Another worry for banks is the lack of enough transparency and other risks within Iran’s banking system. In February, FATF, a global group of government anti-money-laundering agencies, said it remained “particularly and exceptionally concerned about Iran’s failure to address the risk of terrorist financing and the serious threat this poses to the integrity of the international financial system.” BBA’s Walker said banks were monitoring FATF meetings, scheduled in June and October, to see whether there would be any updated statements on Iran, which “will be critical”.

“It is fairly irresponsible for officials to just expect banks to rush back in without considering these things. That does take time and due diligence,” she said. Walker said banks were also watching the outcome of the US presidential election — looking to see if there would be any change in policy direction from the new administration. Damian Hinds, exchequer secretary to the UK’s finance ministry, said “reestablishing banking channels” was a top priority for the UK government and it would continue to work to “give the industry clarity”.
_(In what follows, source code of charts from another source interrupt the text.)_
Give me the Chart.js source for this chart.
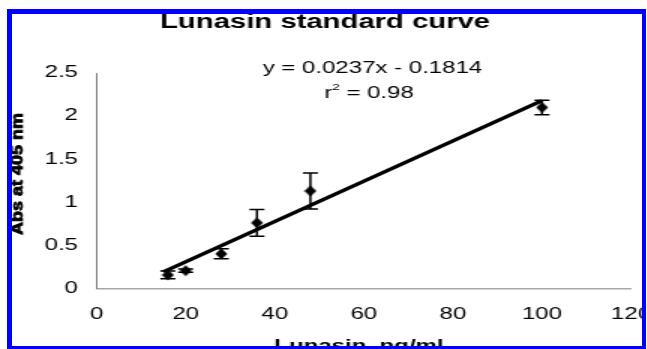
<!DOCTYPE html>
<html>
<head>
<meta charset="utf-8">
<script src="https://cdn.jsdelivr.net/npm/chart.js@4/dist/chart.umd.min.js"></script>
<style>
  html, body { margin:0; padding:0; background:#fff; overflow:hidden; width:647px; height:349px; }
  #wrap { position:relative; width:647px; height:349px; overflow:hidden; background:#fff; }
  #c { position:absolute; left:0; top:0; transform:scaleX(1.5); transform-origin:0 0; }
  #frame { position:absolute; left:7px; top:9px; width:630px; height:332px;
           border-left:5px solid #0000ff; border-top:5px solid #0000ff;
           border-right:4px solid #0000ff; border-bottom:3px solid #0000ff;
           box-shadow:0 0 0 40px #fff; pointer-events:none; }
</style>
</head>
<body>
<div id="wrap">
  <canvas id="c" width="452" height="349"></canvas>
  <div id="frame"></div>
</div>
<script>
// ---- data ----
const concentration = [16, 20, 28, 36, 48, 100];          // Lunasin, ng/ml
const absorbance    = [0.155, 0.205, 0.40, 0.76, 1.13, 2.10]; // Abs at 405 nm
const errorSize     = [0.045, 0.02, 0.058, 0.155, 0.21, 0.085];
const trendX = [15, 100];
const trendY = [0.19, 2.18];
const xTicks = [0, 20, 40, 60, 80, 100, 120];
const yTicks = [0, 0.5, 1, 1.5, 2, 2.5];
const chartTitle = 'Lunasin standard curve';
const xTitle = 'Lunasin, ng/ml';
const yTitle = 'Abs at 405 nm';
const equationText = 'y = 0.0237x - 0.1814';
const r2Value = '0.98';

const FONT = '"Liberation Sans", Arial, Helvetica, sans-serif';
Chart.defaults.font.family = FONT;
Chart.defaults.color = '#000';

// diamond marker
const diamond = document.createElement('canvas');
diamond.width = 9; diamond.height = 12;
(function(){
  const g = diamond.getContext('2d');
  g.fillStyle = '#000';
  g.beginPath();
  g.moveTo(4.5, 0.5); g.lineTo(8.5, 6); g.lineTo(4.5, 11.5); g.lineTo(0.5, 6);
  g.closePath(); g.fill();
})();

const errorBars = {
  id: 'errorBars',
  beforeDatasetsDraw(chart) {
    const {ctx, scales:{x, y}} = chart;
    ctx.save();
    ctx.strokeStyle = '#000';
    ctx.lineWidth = 1.5;
    concentration.forEach((c, i) => {
      const px = x.getPixelForValue(c);
      const top = y.getPixelForValue(absorbance[i] + errorSize[i]);
      const bot = y.getPixelForValue(absorbance[i] - errorSize[i]);
      ctx.beginPath();
      ctx.moveTo(px, top); ctx.lineTo(px, bot);
      ctx.moveTo(px - 5, top); ctx.lineTo(px + 5, top);
      ctx.moveTo(px - 5, bot); ctx.lineTo(px + 5, bot);
      ctx.stroke();
    });
    ctx.restore();
  }
};

const texts = {
  id: 'texts',
  afterDraw(chart) {
    const ctx = chart.ctx;
    ctx.save();
    ctx.fillStyle = '#000';
    ctx.strokeStyle = '#000';
    ctx.textBaseline = 'alphabetic';
    // title
    ctx.font = 'bold 19.5px ' + FONT;
    ctx.textAlign = 'center';
    ctx.fillText(chartTitle, 216.7, 28);
    // equation
    ctx.font = '16px ' + FONT;
    ctx.fillText(equationText, 248.3, 73.3);
    // r^2 line
    const pre = 'r', sup = '2', post = ' = ' + r2Value;
    ctx.font = '16px ' + FONT; const wPre = ctx.measureText(pre).width, wPost = ctx.measureText(post).width;
    ctx.font = '9px ' + FONT; const wSup = ctx.measureText(sup).width;
    let sx = 246 - (wPre + wSup + wPost) / 2;
    ctx.textAlign = 'left';
    ctx.font = '16px ' + FONT; ctx.fillText(pre, sx, 97.5); sx += wPre;
    ctx.font = '9px ' + FONT; ctx.fillText(sup, sx, 89.5); sx += wSup;
    ctx.font = '16px ' + FONT; ctx.fillText(post, sx, 97.5);
    // x title
    ctx.textAlign = 'center';
    ctx.font = 'bold 16px ' + FONT;
    ctx.fillText(xTitle, 239.3, 351);
    // y title (rotated, condensed)
    ctx.translate(14.9, 174);
    ctx.rotate(-Math.PI / 2);
    ctx.font = 'bold 13px ' + FONT;
    const w = ctx.measureText(yTitle).width;
    ctx.scale(122 / w, 0.9);
    ctx.lineWidth = 0.7;
    ctx.fillText(yTitle, 0, 0);
    ctx.strokeText(yTitle, 0, 0);
    ctx.restore();
  }
};

new Chart(document.getElementById('c'), {
  type: 'scatter',
  data: {
    datasets: [
      {
        label: 'Lunasin',
        data: concentration.map((c, i) => ({x: c, y: absorbance[i]})),
        pointStyle: diamond,
        pointRadius: 5,
        pointHoverRadius: 5,
        backgroundColor: '#000',
        borderColor: '#000',
        showLine: false
      },
      {
        label: 'Linear fit',
        type: 'line',
        data: trendX.map((v, i) => ({x: v, y: trendY[i]})),
        borderColor: '#000',
        borderWidth: 3.3,
        pointRadius: 0,
        fill: false,
        tension: 0
      }
    ]
  },
  options: {
    responsive: false,
    animation: false,
    devicePixelRatio: 1,
    layout: { padding: { top: 73, right: 31.3, left: 0, bottom: 0 } },
    plugins: { legend: { display: false }, title: { display: false }, tooltip: { enabled: false } },
    scales: {
      x: {
        type: 'linear', min: 0, max: 120,
        afterBuildTicks: s => { s.ticks = xTicks.map(v => ({value: v})); },
        afterFit: s => { s.height = 60.7; },
        ticks: { font: { size: 16 }, color: '#000', padding: 17, callback: v => String(v) },
        grid: { display: false, drawTicks: false },
        border: { display: true, color: '#a8a8a8', width: 1.5 }
      },
      y: {
        type: 'linear', min: 0, max: 2.5,
        afterBuildTicks: s => { s.ticks = yTicks.map(v => ({value: v})); },
        afterFit: s => { s.width = 64.4; },
        ticks: { font: { size: 16 }, color: '#000', padding: 12.4, callback: v => String(v) },
        grid: { display: false, drawTicks: false },
        border: { display: true, color: '#7a7a7a', width: 1 }
      }
    }
  },
  plugins: [errorBars, texts]
});
</script>
</body>
</html>
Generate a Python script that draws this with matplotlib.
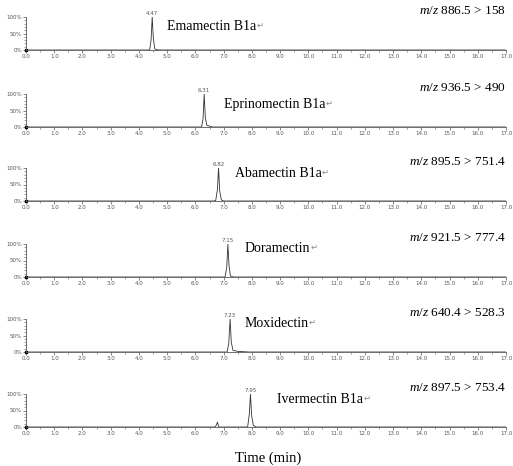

“Some banks have started to offer their services to existing customers,” Hinds told the conference. “Banks and companies are right of course to care about whether they are meeting their obligations under remaining sanctions. Indeed, we expect them to do so. But this should not stand in the way of legitimate business.” Gerry Regan, deputy head of the sanctions policy division with the European Union’s diplomatic service, told the conference that so far banks from countries including Germany, Italy, Britain, Switzerland and Japan were reported to have established banking relations with counterparts in Iran.

“Some of these banks may not be in position to facilitate complex and substantial financial transactions,” he said. He said banks would likely find it easier as time went on. “We expect to see banks and financial institutions becoming gradually more comfortable with the situation as they start to be more familiar with the new rules and practices (since January),” Regan said. “This may not be immediate for the large banks with a significant US presence and exposure,” he said.